Les jours passent et la septuagénaire continue à y croire. «À chaque fois que je les appelle, ils me disent que le travail avance. L’esprit est tellement dangereux qu’il faut plus de temps. Ils disent qu’en 40 jours, il sera corrigé. Puis en trois mois. Ils disent que je ne dois pas perdre espoir et que j’aurais bientôt droit à un miracle.» Elle se rend plusieurs fois dans leur bureau situé à Vacoas pour les menacer, mais rien ne semble les effrayer. «Dès que j’ai su que beaucoup de gens se sont fait arnaquer, je me suis dit qu’il faut que ça s’arrête», lâche-t-elle. Une autre victime explique qu’après s’être fait berner par ces Indiens, croyant qu’elle retrouverait sa santé, ceux-ci lui ont demandé de prendre un téléphone d’une valeur de Rs 40 000 à crédit, en avançant qu’ils allaient le payer mensuellement.

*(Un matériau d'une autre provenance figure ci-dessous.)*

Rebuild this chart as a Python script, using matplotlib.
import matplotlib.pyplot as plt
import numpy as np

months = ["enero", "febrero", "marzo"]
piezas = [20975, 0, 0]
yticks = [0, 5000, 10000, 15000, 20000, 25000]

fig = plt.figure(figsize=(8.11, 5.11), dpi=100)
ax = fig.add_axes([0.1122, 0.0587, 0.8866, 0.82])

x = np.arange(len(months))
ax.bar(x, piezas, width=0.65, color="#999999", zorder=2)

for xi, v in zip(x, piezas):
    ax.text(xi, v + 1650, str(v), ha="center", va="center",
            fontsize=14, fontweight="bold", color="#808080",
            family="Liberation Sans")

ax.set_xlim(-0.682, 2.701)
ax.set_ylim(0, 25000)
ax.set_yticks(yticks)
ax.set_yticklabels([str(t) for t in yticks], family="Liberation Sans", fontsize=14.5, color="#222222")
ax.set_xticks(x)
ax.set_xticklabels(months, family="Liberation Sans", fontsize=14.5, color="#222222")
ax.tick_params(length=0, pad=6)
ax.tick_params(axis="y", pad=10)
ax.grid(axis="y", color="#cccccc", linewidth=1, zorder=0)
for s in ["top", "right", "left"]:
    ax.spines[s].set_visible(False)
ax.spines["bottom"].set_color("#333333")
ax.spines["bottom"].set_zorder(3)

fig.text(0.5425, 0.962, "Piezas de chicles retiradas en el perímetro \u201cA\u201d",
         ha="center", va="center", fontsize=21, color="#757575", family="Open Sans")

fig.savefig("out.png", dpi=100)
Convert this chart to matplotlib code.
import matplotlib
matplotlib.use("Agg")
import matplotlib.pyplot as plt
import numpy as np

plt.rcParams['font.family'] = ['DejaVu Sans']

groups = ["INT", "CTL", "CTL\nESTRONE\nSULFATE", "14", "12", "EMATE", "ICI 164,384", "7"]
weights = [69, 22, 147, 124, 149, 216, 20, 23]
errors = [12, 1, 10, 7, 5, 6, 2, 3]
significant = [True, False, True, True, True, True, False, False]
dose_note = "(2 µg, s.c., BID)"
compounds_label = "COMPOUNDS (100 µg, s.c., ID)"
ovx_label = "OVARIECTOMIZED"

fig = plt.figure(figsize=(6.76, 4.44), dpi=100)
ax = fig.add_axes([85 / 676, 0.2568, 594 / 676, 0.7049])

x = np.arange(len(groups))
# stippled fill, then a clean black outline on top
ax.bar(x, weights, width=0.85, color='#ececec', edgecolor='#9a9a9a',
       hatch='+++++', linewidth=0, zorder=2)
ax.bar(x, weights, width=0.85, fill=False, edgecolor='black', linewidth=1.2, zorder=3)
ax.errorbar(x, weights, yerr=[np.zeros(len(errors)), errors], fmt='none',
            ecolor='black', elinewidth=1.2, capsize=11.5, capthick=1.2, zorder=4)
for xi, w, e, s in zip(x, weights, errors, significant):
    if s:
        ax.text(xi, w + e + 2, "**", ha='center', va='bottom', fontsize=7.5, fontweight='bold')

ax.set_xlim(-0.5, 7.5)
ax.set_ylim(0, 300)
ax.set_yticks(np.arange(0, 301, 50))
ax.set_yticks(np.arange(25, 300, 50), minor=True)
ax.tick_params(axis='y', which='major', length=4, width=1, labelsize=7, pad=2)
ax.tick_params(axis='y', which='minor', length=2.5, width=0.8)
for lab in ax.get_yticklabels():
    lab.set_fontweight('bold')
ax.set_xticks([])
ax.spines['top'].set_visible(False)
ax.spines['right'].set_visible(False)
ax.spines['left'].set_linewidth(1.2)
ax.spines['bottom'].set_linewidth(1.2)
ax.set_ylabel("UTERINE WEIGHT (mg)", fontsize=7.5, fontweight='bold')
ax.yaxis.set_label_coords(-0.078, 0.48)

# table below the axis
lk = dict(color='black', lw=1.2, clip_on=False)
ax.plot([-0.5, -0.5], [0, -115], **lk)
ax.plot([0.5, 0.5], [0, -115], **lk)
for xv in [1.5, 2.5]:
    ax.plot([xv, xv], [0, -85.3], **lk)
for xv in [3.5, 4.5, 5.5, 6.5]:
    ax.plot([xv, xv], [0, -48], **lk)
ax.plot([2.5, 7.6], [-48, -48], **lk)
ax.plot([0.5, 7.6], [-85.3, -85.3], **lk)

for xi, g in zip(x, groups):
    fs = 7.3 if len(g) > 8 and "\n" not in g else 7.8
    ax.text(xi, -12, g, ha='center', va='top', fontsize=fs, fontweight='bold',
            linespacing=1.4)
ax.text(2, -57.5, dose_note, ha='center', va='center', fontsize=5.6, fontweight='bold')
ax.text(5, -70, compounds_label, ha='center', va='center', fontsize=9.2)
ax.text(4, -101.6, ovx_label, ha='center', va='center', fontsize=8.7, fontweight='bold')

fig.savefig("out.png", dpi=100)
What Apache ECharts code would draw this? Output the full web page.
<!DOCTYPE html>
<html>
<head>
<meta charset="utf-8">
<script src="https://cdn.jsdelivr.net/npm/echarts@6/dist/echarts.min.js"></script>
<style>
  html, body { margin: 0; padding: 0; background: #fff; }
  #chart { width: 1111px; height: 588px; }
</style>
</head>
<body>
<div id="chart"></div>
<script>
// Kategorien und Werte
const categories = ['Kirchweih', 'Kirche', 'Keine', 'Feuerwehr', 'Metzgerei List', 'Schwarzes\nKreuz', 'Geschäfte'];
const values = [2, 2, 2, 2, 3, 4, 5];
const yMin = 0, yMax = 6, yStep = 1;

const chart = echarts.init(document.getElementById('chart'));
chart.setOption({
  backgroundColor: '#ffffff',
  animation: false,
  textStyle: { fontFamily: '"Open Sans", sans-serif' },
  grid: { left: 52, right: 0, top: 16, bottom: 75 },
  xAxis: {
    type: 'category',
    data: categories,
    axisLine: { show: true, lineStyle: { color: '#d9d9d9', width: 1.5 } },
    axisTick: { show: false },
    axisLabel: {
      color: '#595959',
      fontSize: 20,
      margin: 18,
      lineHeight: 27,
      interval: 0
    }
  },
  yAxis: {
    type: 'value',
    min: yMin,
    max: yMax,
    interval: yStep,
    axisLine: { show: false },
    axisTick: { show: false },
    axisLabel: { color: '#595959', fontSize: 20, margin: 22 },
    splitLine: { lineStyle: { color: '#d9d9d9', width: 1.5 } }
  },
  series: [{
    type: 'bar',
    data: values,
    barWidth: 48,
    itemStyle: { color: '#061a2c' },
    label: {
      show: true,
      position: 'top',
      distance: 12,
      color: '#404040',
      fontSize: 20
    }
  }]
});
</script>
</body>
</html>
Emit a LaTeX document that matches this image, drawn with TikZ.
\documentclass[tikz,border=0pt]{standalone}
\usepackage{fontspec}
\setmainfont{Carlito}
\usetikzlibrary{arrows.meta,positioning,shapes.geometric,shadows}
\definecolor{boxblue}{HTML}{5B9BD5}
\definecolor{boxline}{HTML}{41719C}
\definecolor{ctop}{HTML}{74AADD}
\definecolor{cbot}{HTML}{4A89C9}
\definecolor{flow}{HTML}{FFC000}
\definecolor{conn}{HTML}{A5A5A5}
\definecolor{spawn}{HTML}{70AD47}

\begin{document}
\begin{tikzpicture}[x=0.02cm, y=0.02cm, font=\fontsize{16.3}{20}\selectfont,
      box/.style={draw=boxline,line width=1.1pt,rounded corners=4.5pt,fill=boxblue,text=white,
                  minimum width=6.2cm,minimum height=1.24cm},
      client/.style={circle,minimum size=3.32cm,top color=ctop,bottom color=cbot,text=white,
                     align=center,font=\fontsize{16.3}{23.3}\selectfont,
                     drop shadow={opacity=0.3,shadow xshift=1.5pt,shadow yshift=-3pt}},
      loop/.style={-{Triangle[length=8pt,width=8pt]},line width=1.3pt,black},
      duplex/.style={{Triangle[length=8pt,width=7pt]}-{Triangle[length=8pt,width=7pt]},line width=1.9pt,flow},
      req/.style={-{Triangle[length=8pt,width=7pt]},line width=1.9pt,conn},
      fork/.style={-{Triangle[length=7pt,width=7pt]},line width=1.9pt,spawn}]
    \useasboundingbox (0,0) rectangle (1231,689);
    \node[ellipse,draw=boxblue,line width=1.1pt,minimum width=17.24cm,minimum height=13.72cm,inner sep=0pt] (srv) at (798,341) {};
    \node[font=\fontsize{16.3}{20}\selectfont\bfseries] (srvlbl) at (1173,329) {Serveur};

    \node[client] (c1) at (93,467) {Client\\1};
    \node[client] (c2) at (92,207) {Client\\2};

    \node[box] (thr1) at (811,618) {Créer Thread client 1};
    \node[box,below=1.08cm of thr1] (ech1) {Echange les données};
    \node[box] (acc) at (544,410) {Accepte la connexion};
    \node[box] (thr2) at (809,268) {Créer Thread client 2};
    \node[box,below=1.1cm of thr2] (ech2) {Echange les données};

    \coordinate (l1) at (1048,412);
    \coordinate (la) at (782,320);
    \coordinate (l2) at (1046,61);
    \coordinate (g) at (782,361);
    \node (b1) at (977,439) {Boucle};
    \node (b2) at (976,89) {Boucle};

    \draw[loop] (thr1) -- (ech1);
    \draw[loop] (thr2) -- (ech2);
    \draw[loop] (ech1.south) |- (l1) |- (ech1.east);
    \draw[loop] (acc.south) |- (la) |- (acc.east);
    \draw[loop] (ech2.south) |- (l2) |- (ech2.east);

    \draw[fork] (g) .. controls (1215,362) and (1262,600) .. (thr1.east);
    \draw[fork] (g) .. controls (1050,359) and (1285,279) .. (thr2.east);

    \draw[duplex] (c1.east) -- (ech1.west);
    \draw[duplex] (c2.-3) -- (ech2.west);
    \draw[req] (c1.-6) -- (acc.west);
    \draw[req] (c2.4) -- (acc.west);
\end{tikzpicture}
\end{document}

Ces guérisseurs venus des recoins de l’Inde se sont répandus à Maurice. Ils se sont installés dans différentes parties de l’île, dont Rose-Hill, Goodlands, Quatre-Bornes, Vacoas, Belle-Rose et Flacq. Ils n’hésitent pas à accoster les piétons en leur remettant des dépliants, leur demandant de venir se faire lire le destin. Nous avons appelé leur numéro. La personne qui a répondu a aussitôt déclaré qu’un grave danger nous attend et qu’il faudra qu’on vienne pour une consultation au plus vite.

En février de l’année dernière, huit Indiens d’un groupe se présentant comme Sri Amba Bhavani Astrology, composé de cinq hommes et de trois femmes, sont arrivés à Maurice avec un visa touriste. Ils ont été arrêtés par les officiers de la Passport and Immigration Office. Leur modus operandi était astucieux : ils distribuaient des cartes dans les rues de Quatre-Bornes, informant le public qu’ils pouvaient résoudre beaucoup de problèmes, immobiliers, familiaux, sexuels et financiers. Le meneur, Pandith Durga Prasad, utilisait une technique vieille de 300 ans, selon la carte de visite.

Il n’y a pas que des Indiens

Le 16 avril, alors qu’une habitante de la capitale, âgée de 76 ans, se rendait à Port-Louis, elle a été approchée par trois Chinoises. Elles lui ont fait croire qu’elles avaient le don de lire le destin et que son fils était menacé par un mauvais sort. Pour conjurer ce sort, elles lui ont demandé de leur remettre tout l’argent et les bijoux qu’elle avait. La femme, craignant pour la vie de son fils, a remis la somme de Rs 300 000 ainsi que les bijoux d’une valeur de Rs 400 000, mais les Chinoises lui ont demandé de faire un retrait de Rs 500 000 en plus. Elles lui ont dit que pour conjurer le mauvais sort, il faudrait travailler sur ses biens. Elles ont placé l’argent et les bijoux dans un sac qu’elles lui auraient ensuite remis en lui demandant de l’ouvrir après six jours. Elles lui ont aussi remis une bouteille contenant de l’eau bénite. Mais la femme, soupçonnant les trois femmes, n’a pas cessé de penser à l’incident. Le lendemain, pour en avoir le cœur net, elle a ouvert le sac et a découvert qu’il était rempli de cailloux et de papiers. Elle a rapporté l’affaire au poste de police et le cas a été référé à la Criminal Investigation Division de Port-Louis Sud.